(Bloomberg) -- Iraq, OPEC’s second-biggest oil producer, said crude prices would probably remain around $65 a barrel in the coming months and announced it’s considering buying Exxon Mobil Corp.’s stake in one of the world’s biggest fields.

The Organization of Petroleum Exporting Countries and its allies -- a 23-nation grouping known as OPEC+ -- will continue trying to keep crude prices “within normal averages,” Oil Minister Ihsan Abdul Jabbar told reporters in Baghdad. “There is no concern about a drop in prices.”

The comments suggest OPEC+ remains confident about the outlook for energy demand, despite the surge in coronavirus cases in India, the third-largest oil importer.

Exxon Stake

Baghdad may end up buying Exxon’s 32.7% stake in the West Qurna-1 oil field in southern Iraq, the minister said. If so, the Iraqi government would probably purchase it through state-owned Basra Oil Co., he said.

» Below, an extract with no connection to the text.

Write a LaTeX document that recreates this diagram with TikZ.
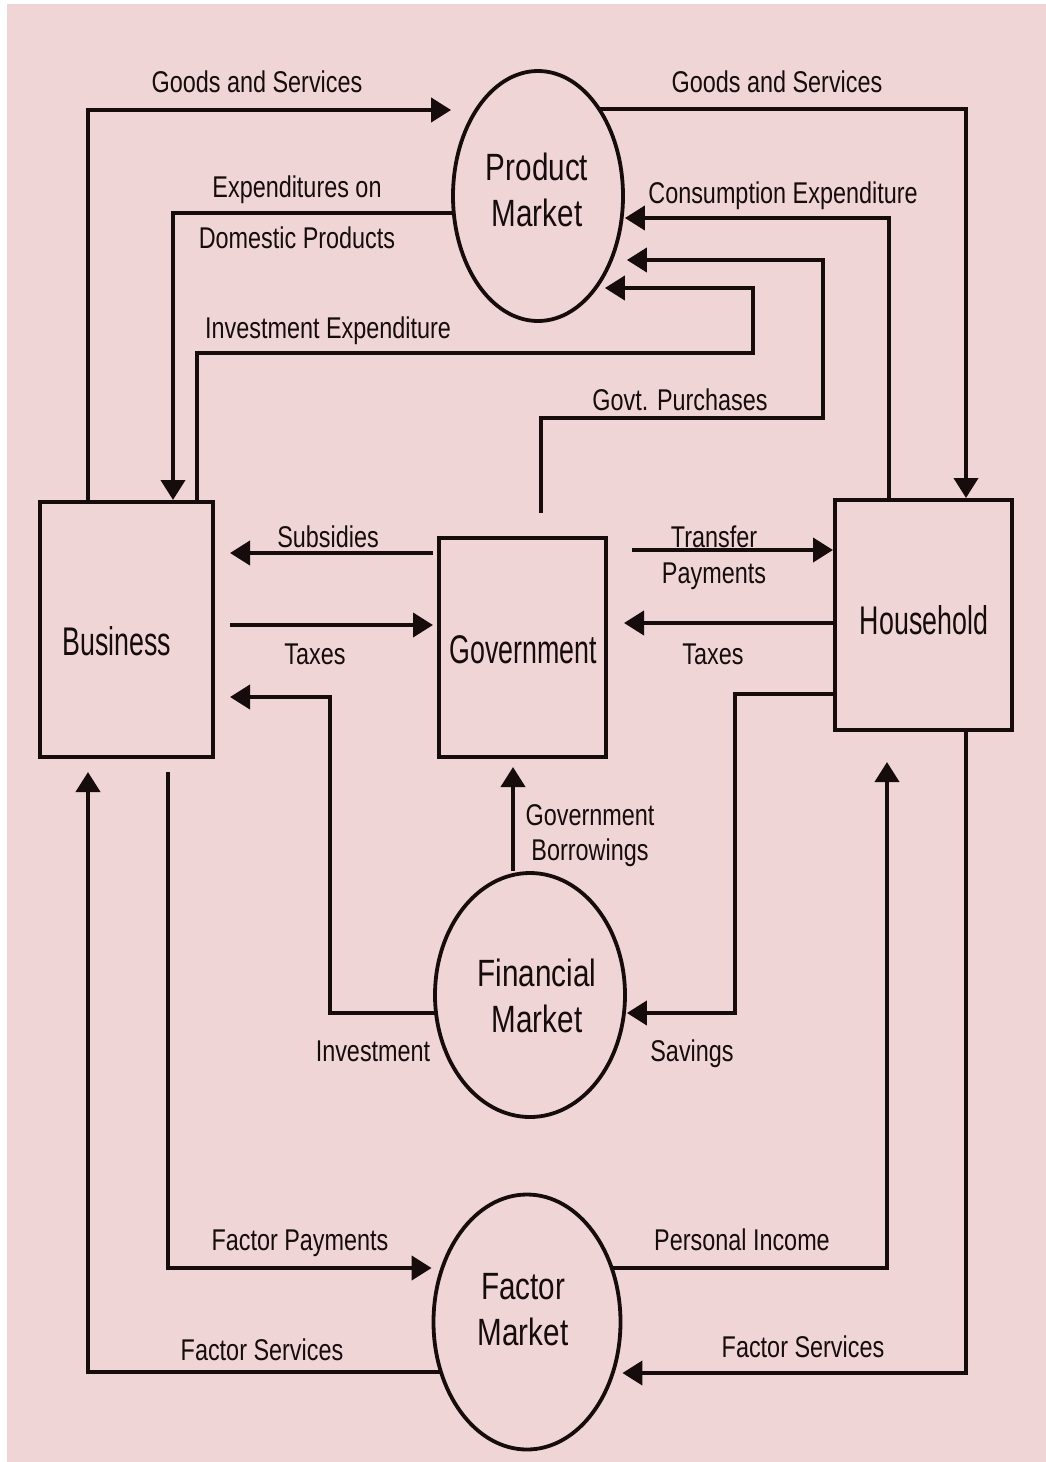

The U.S. company is planning to sell the stake in the marquee field -- which has recoverable reserves of more than 20 billion barrels -- partly to reduce the mountain of debt it accumulated last year.

The minister also said Iraq would spend $3 billion in the next five years to boost Basra Oil’s natural-gas output by around 40% to 950 million standard cubic feet a day. A separate project to develop the eastern Mansuriya gas field with China’s Sinopec will probably cost $2.1 billion, he said.